_PROBLEM_: Below are several entries. Transcribe exactly those lines that fall from the one with "Give me the" through the one with "const academicPct = [55, 82];", end lines included.

_RECORDS FOR THIS TASK_:
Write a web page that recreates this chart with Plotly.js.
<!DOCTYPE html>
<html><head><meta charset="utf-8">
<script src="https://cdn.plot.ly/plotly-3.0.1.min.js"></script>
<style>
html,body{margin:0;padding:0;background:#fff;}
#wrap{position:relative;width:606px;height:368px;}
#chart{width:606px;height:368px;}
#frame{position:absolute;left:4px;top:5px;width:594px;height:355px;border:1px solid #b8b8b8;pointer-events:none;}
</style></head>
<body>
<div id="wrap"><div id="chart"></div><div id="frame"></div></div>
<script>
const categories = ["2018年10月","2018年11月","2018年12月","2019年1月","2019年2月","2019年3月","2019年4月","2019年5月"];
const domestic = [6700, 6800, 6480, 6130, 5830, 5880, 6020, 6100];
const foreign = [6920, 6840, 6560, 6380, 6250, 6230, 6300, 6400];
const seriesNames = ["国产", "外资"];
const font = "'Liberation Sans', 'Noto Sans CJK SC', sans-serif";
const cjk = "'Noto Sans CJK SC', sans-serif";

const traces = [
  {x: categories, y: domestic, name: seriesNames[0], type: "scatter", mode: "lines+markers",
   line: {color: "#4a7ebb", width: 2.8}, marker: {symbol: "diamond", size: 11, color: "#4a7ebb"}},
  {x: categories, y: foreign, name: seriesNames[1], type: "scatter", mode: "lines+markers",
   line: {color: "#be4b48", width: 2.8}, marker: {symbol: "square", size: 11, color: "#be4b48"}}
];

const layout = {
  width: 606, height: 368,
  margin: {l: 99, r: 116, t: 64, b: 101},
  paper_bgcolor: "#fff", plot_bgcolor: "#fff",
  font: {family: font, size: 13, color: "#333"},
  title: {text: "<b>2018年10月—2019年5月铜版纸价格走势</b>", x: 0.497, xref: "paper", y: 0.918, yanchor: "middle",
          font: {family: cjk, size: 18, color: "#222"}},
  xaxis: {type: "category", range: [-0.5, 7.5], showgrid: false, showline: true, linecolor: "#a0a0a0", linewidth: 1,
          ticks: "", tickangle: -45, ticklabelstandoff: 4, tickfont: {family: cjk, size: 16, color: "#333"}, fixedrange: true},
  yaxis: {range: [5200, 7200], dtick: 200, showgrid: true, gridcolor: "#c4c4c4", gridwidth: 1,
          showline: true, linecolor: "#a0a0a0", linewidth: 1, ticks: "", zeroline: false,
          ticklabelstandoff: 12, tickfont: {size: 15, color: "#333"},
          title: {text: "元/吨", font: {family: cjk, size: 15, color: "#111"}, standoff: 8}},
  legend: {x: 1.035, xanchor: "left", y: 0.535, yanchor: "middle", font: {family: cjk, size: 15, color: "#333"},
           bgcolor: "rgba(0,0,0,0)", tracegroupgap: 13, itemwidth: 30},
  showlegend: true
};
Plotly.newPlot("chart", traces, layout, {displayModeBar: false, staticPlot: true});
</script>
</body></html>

...

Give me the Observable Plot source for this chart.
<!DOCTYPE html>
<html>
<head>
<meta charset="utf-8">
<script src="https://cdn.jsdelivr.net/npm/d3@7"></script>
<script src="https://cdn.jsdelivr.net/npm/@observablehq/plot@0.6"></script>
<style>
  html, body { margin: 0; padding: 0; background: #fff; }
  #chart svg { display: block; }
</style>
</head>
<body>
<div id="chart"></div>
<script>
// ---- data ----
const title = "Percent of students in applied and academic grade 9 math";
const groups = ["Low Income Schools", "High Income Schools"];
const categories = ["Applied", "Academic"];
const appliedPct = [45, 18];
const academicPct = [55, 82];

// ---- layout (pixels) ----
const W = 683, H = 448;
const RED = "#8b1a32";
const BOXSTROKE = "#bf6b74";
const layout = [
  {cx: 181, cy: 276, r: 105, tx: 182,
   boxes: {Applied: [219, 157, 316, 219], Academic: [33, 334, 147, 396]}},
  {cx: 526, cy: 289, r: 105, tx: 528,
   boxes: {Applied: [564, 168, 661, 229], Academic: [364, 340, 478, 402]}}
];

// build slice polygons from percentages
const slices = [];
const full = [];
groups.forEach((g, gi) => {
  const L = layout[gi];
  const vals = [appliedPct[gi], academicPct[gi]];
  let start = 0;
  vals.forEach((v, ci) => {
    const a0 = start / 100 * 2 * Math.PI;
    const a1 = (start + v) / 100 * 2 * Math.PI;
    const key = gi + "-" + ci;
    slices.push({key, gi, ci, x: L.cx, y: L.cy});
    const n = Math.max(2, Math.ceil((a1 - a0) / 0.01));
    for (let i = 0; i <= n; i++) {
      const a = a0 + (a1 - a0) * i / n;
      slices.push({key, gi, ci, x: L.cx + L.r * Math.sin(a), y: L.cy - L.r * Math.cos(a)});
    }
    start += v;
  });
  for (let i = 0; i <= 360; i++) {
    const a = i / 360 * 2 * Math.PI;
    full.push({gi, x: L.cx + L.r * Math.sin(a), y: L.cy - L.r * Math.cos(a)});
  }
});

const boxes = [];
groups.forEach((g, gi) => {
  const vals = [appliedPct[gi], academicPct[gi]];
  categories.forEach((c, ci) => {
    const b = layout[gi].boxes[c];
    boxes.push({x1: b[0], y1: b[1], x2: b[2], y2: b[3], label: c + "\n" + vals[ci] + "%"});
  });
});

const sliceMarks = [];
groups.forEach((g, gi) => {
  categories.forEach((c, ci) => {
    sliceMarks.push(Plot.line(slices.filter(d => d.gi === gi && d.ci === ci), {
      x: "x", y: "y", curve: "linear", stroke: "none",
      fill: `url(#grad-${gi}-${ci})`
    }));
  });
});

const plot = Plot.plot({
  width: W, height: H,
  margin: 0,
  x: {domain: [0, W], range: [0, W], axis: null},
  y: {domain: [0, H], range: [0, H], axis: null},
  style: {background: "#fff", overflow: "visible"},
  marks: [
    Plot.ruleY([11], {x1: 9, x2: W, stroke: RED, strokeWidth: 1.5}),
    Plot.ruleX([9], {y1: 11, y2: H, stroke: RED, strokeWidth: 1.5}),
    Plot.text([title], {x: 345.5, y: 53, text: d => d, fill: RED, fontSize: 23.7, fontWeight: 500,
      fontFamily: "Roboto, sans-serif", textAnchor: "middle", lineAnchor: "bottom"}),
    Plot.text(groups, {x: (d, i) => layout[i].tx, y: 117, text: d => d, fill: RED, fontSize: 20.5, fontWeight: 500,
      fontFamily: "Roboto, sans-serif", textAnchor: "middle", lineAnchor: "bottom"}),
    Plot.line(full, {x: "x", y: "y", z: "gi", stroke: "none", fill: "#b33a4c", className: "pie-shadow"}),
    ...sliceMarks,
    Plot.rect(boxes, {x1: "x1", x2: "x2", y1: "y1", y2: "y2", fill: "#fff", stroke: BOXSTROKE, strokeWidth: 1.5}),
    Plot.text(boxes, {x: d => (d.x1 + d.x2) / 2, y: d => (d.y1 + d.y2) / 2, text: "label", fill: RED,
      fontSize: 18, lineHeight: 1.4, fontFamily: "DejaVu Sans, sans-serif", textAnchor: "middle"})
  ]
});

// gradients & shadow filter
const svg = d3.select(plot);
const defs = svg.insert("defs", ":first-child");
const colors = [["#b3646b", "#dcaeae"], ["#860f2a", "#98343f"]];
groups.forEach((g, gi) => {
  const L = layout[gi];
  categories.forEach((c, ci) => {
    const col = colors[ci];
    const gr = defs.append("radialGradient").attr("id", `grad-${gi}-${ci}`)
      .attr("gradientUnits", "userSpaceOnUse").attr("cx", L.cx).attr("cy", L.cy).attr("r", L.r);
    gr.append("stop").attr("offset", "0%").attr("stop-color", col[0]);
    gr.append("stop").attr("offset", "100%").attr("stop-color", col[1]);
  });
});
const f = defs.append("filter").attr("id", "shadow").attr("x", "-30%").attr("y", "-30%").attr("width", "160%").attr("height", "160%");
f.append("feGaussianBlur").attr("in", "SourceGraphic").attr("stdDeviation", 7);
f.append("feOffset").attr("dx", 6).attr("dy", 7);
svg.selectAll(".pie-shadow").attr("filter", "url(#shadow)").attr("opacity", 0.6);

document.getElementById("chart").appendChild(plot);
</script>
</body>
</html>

_OUTPUT FOR THIS TASK_:
Give me the Observable Plot source for this chart.
<!DOCTYPE html>
<html>
<head>
<meta charset="utf-8">
<script src="https://cdn.jsdelivr.net/npm/d3@7"></script>
<script src="https://cdn.jsdelivr.net/npm/@observablehq/plot@0.6"></script>
<style>
  html, body { margin: 0; padding: 0; background: #fff; }
  #chart svg { display: block; }
</style>
</head>
<body>
<div id="chart"></div>
<script>
// ---- data ----
const title = "Percent of students in applied and academic grade 9 math";
const groups = ["Low Income Schools", "High Income Schools"];
const categories = ["Applied", "Academic"];
const appliedPct = [45, 18];
const academicPct = [55, 82];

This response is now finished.